Against uniformity
The world is quietly becoming uniform. Not just in how we dress or decorate, but in how we think, create, and build. The same ideas circulate, rewritten in slightly different words. The same designs resurface, adjusted to the mood of the season. Even our opinions follow predictable arcs of what’s acceptable at a given moment.
Social media is one of the most visible expression of this drift. It’s not that people are told to conform, it’s that we are drawn, almost magnetically, to what is already familiar. Algorithms reward what performs, and what performs is rarely what surprises. What once felt like a space for expression has become an echo chamber of what’s already been validated.
Even contrarian opinions have been absorbed by the system. Rebellion now has its own template, its vocabulary, its tone. To be ‘different’ has become just another box to fit into, like a safe category of difference.
For a long time, I avoided communicating actively on social media. Partly because I didn’t think anyone cared about what I had to say, but mostly because I felt that to be heard, you had to speak in the language of what people already wanted to hear.
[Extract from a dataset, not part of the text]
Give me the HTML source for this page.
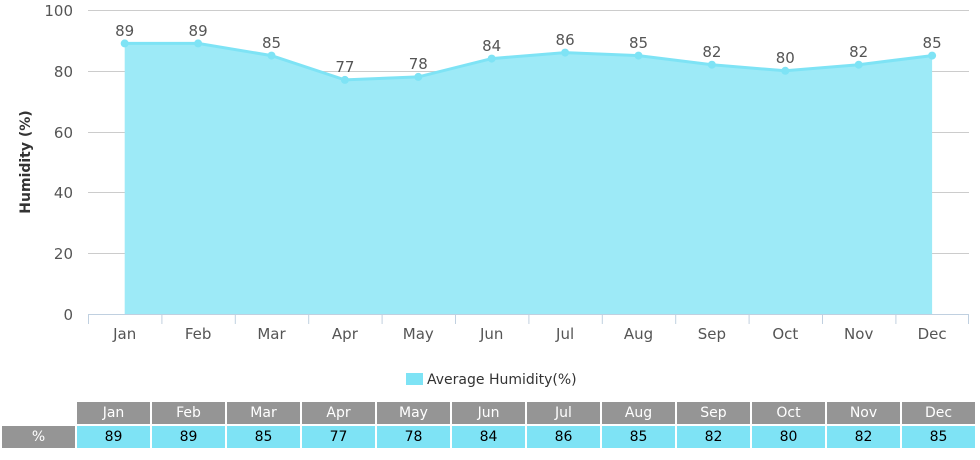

I now want to believe it’s possible to do things my way, to write, build, and share without following a playbook. To exist without seeking validation through sameness.
Uniformity is comfortable. It’s easier to replicate than to think, cheaper to imitate than to invent, safer to align than to question. It gives the illusion of progress while quietly erasing the friction that makes things meaningful.
But when everything starts to look the same, it becomes harder to imagine alternatives. The danger of uniformization isn’t simply that we all produce similar things, it’s that we start to believe there’s no other way to be.